Ciertamente, la clientela agradece la inmediatez de la cocina, especialmente si hay en ella un chef más o menos renombrado que es a quien ha ido a ver. Pero, además, se abaratan los costes —se reducen plantillas y salarios— mientras se avanza en el objetivo inmediato de reducir el servicio de sala a la mínima expresión, previa a su desaparición. No sabemos de ningún cocinero que lo haya proclamado a los cuatro vientos, pero alguno lo confiesa por lo bajini: lo ideal sería “superar” la división entre personal de cocina y de sala —también, ya puestos, de limpieza— con un equipo versátil y polivalente en el que todos hagan de todo. Es otra forma de expresar el deseo de los cocineros de ser dueños y señores del restaurante.
Desde otro mundo que conocemos, el del periodismo, podemos poner un ejemplo extrapolable.
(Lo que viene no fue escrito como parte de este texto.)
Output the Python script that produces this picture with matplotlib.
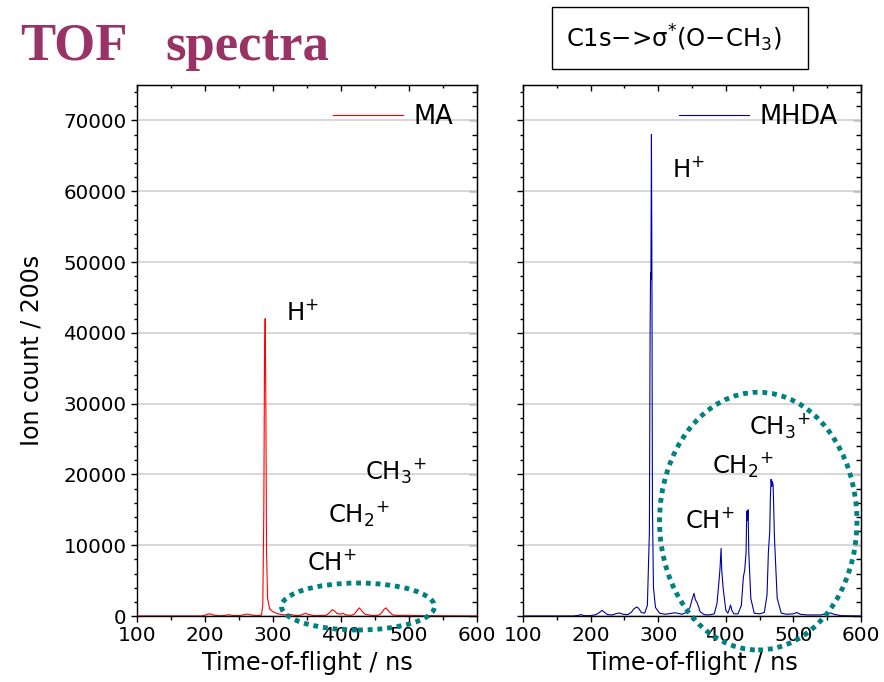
import matplotlib
matplotlib.use('Agg')
import matplotlib.pyplot as plt
from matplotlib.patches import Ellipse, Rectangle
from matplotlib.ticker import MultipleLocator

# MA spectrum (time-of-flight ns, ion count)
ma_tof = [100, 195, 200, 205, 209, 214, 222, 230, 235, 240, 250, 256, 262, 268, 276,
          283, 285, 286.5, 287.5, 288.5, 289.5, 290.5, 292, 295, 300, 306, 315, 320,
          326, 332, 340, 344, 348, 352, 360, 378, 383, 387, 390, 394, 399, 403, 407,
          415, 420, 424, 427, 430, 435, 445, 455, 459, 463, 466, 470, 476, 485, 500,
          510, 525, 545, 600]
ma_counts = [0, 0, 120, 300, 280, 100, 40, 90, 190, 80, 60, 150, 280, 150, 60,
             120, 1500, 15000, 36000, 42000, 30000, 9000, 2500, 1000, 600, 350, 150, 200,
             220, 80, 100, 250, 380, 220, 60, 100, 450, 900, 750, 380, 250, 380, 150,
             100, 300, 850, 1150, 800, 250, 80, 100, 350, 900, 1150, 700, 150, 80, 100,
             60, 50, 30, 0]

# MHDA spectrum
mhda_tof = [100, 175, 182, 186, 190, 200, 208, 213, 217, 220, 225, 232, 238, 243, 248,
            255, 260, 264, 268, 271, 275, 280, 284, 287, 288, 288.7, 289.2, 290, 290.8,
            291.5, 293, 296, 302, 310, 318, 324, 328, 335, 342, 347, 350, 353, 355,
            358, 362, 368, 375, 383, 387, 390, 391.5, 393, 394, 396, 400, 403, 405,
            407, 409, 412, 418, 423, 426, 428, 430, 431, 432, 433, 434, 437, 442, 450,
            457, 461, 463, 465, 466, 467, 468, 469, 470, 472, 476, 482, 490, 500, 505,
            510, 520, 540, 550, 555, 560, 570, 600]
mhda_counts = [0, 0, 100, 200, 50, 50, 200, 500, 800, 550, 200, 150, 350, 420, 250,
               200, 500, 1000, 1270, 1100, 500, 400, 1500, 12000, 40000, 48500, 47500, 68000, 45000,
               15000, 4000, 1200, 400, 250, 350, 450, 400, 250, 500, 1200, 2300, 3200, 2300,
               1800, 600, 200, 150, 300, 1800, 5000, 6800, 9550, 6500, 4000, 800, 400, 900,
               1550, 800, 300, 300, 1500, 5500, 6500, 9000, 14800, 13500, 15000, 9000, 2500, 400, 300,
               500, 3000, 9000, 12000, 17000, 19300, 18300, 19000, 18500, 11000, 2500, 400, 250, 300, 500,
               250, 150, 150, 350, 420, 250, 50, 0]

teal = '#008080'


def style_axes(ax, show_ylabels):
    ax.set_xlim(100, 600)
    ax.set_ylim(0, 75000)
    ax.xaxis.set_major_locator(MultipleLocator(100))
    ax.xaxis.set_minor_locator(MultipleLocator(50))
    ax.yaxis.set_major_locator(MultipleLocator(10000))
    ax.yaxis.set_minor_locator(MultipleLocator(2000))
    ax.tick_params(axis='x', which='major', direction='out', length=4.5, width=1,
                   labelsize=14.5, pad=3, top=False)
    ax.tick_params(axis='x', which='minor', direction='out', length=3, width=1, top=False)
    ax.tick_params(axis='y', which='major', direction='out', length=4.5, width=1,
                   labelsize=14.3, pad=3, right=False, labelleft=show_ylabels)
    ax.tick_params(axis='y', which='minor', direction='out', length=2.5, width=1, right=False)
    ax.grid(axis='y', which='major', color='#d4d4d4', lw=1.3)
    ax.set_axisbelow(True)
    for s in ax.spines.values():
        s.set_linewidth(1.0)

    top = ax.secondary_xaxis('top')
    top.xaxis.set_major_locator(MultipleLocator(100))
    top.xaxis.set_minor_locator(MultipleLocator(50))
    top.tick_params(which='major', direction='in', length=4, width=1, labeltop=False)
    top.tick_params(which='minor', direction='in', length=2.5, width=1)
    right = ax.secondary_yaxis('right')
    right.yaxis.set_major_locator(MultipleLocator(10000))
    right.yaxis.set_minor_locator(MultipleLocator(2000))
    right.tick_params(which='major', direction='in', length=6, width=1, labelright=False)
    right.tick_params(which='minor', direction='in', length=3.5, width=1)

    ax.set_xlabel('Time-of-flight / ns', fontsize=17.3, labelpad=4)


fig = plt.figure(figsize=(8.84, 6.82), dpi=100)
ax1 = fig.add_axes([137 / 884, 66 / 682, 340 / 884, 531 / 682])
ax2 = fig.add_axes([523 / 884, 66 / 682, 338 / 884, 531 / 682])

style_axes(ax1, True)
style_axes(ax2, False)

ax1.plot(ma_tof, ma_counts, color='#ff0000', lw=0.8, label='MA')
ax2.plot(mhda_tof, mhda_counts, color='#0000a8', lw=0.8, label='MHDA')

ax1.set_ylabel('Ion count / 200s', fontsize=17)
ax1.yaxis.set_label_coords(-0.275, 0.5)

for ax, xr in ((ax1, 0.93), (ax2, 0.932)):
    ax.legend(loc='upper right', bbox_to_anchor=(xr, 0.965), frameon=False,
              fontsize=18.5, handlelength=2.75, handletextpad=0.4,
              borderpad=0, borderaxespad=0)

# ion labels
fs = 17.5
ax1.text(319, 41770, 'H$^{+}$', fontsize=fs, va='baseline')
ax1.text(435, 19190, 'CH$_{3}$$^{+}$', fontsize=fs, va='baseline')
ax1.text(381, 13120, 'CH$_{2}$$^{+}$', fontsize=fs, va='baseline')
ax1.text(350, 6490, 'CH$^{+}$', fontsize=fs, va='baseline')
ax2.text(321, 61950, 'H$^{+}$', fontsize=fs, va='baseline')
ax2.text(435, 25540, 'CH$_{3}$$^{+}$', fontsize=fs, va='baseline')
ax2.text(380, 20040, 'CH$_{2}$$^{+}$', fontsize=fs, va='baseline')
ax2.text(340, 12460, 'CH$^{+}$', fontsize=fs, va='baseline')

# dotted ellipses
ax1.add_patch(Ellipse((425, 1340), 225, 6630, fill=False, ec=teal, lw=3.5,
                      ls=(0, (1, 1)), clip_on=False, zorder=5))
ax2.add_patch(Ellipse((448, 13400), 292, 36400, fill=False, ec=teal, lw=3.5,
                      ls=(0, (1, 1)), clip_on=False, zorder=5))

# title and box
fig.text(20 / 884, 1 - 60 / 682, 'TOF', ha='left', va='baseline', fontsize=38,
         fontfamily='Liberation Serif', fontweight='bold', color='#993366')
fig.text(165 / 884, 1 - 60 / 682, 'spectra', ha='left', va='baseline', fontsize=38,
         fontfamily='Liberation Serif', fontweight='bold', color='#993366')
fig.patches.append(Rectangle((552 / 884, 1 - 69.3 / 682), 256 / 884, 62 / 682,
                             transform=fig.transFigure, fill=False, ec='black', lw=1))
fig.text(674 / 884, 1 - 47 / 682, 'C1s−>σ$^{*}$(O−CH$_{3}$)', ha='center',
         va='baseline', fontsize=17.5)

fig.savefig('out.png', dpi=100)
Cuando comenzamos en esto, había reporteros, redactores, correctores, linotipistas, maquetadores, fotógrafos… Ahora, el mismo periodista que acude a una rueda de prensa redacta la noticia en el ordenador sobre la propia maqueta, añade una foto que él mismo ha tomado con una cámara de bolsillo y lo manda directamente a la rotativa o al servidor del periódico digital. El restaurante medio avanza hacia una fórmula donde la plantilla está integrada por dos o tres personas que hacen las preparaciones previas de la ‘mise-en-place’, terminan los platos durante el servicio y los sirven ellos mismos, friegan cuando se van los clientes y vuelven a empezar. A fin de cuentas, es lo que han hecho los mesones familiares desde la noche de los tiempos. Quizá sea ese el sentido profundo del gastrobar, de la bistronomía, del inexorable punto de encuentro entre lo gastronómico y la casa de comidas de toda la vida que está acabando con la distinción entre la alta cocina y la popular.